Key details of the project:
- Name: Gare Pelma II
- Owned by: Mahagenco
- Adani subsidiary (mine developer and operator): Gare Pelma II Collieries Private Limited
- Location: Raigarh, Chhattisgarh, India
- Coal reserves: 1059.29 million tonnes
- Planned output per annum: 23.6 million tonnes per annum
- Cost: US $902 million
- Current status: Environmental approval overturned
- Area of impact: 14 villages, farmland, forest, water resources and up to 2245 families
In January 2024, India’s primary environmental court, the National Green Tribunal (NGT), quashed the environmental approval for the Gare Pelma II coal project because there had been inadequate consultation with the local community. The tribunal also found that health risks to local communities from the cumulative environmental impact of the project had not been properly assessed. The area in which the project lies has already been detrimentally impacted by large-scale pollution from existing mines and coal-power plants. The project involves an investment of over US $900 million.
Now, the Modi government has directed a hand-picked committee to review the rejected approval, rather than to insist that Adani and the owner of the coal deposit go back to square one.
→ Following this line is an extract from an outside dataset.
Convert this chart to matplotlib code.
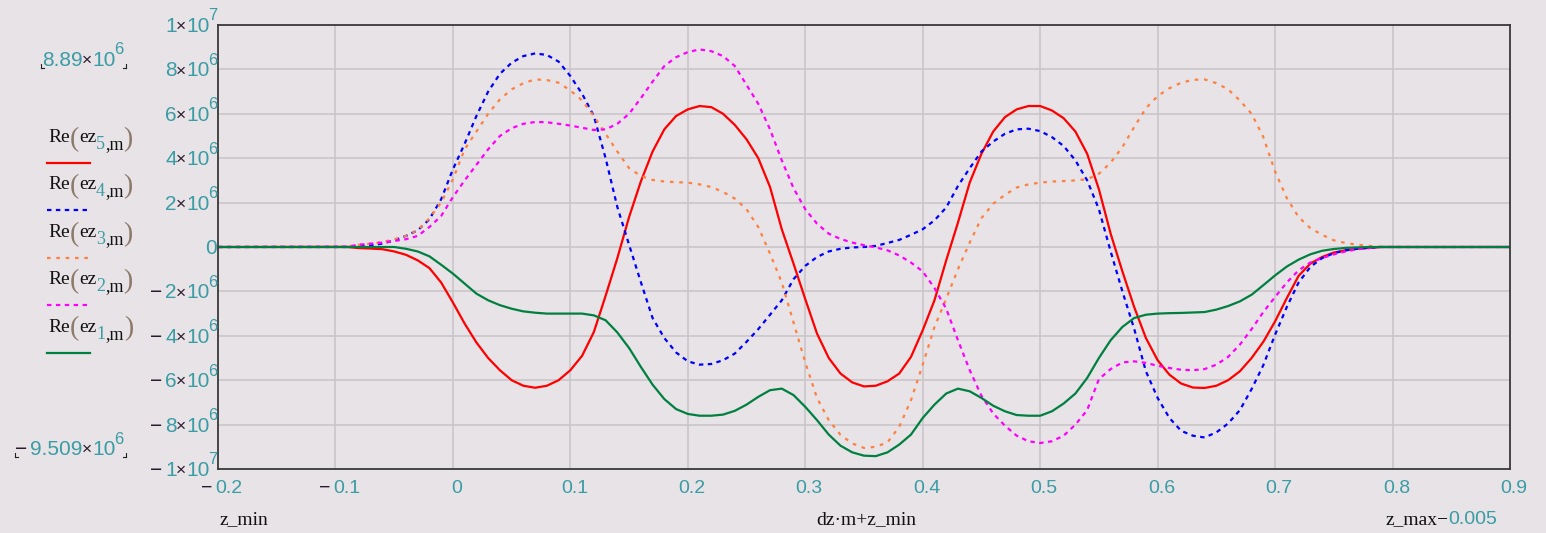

Local people are concerned that the same approval process that was found wanting by the NGT will be repeated in a different forum, but one in which a favorable result for Adani is anticipated. This new process was set in train after Mahagenco, the public-sector enterprise that owns Gare Pelma II, sought remedy from the Modi government.
Subsequently, the Expert Appraisal Committee (EAC), a body appointed by the Union Ministry of Environment of Environment, Forests & Climate Change (‘the ministry’), has undertaken a review of the project’s rejected environmental approval.
After the NGT overturned the mine’s environmental approval, Mahagenco appealed the decision in India’s apex court, the Supreme Court, but withdrew the case in March 2024, saying it would seek ‘other remedies’. After Mahagenco took the matter to the Modi government, the EAC began a fresh evaluation of the flawed public-consultation process and formed a sub-committee to conduct a visit to the site.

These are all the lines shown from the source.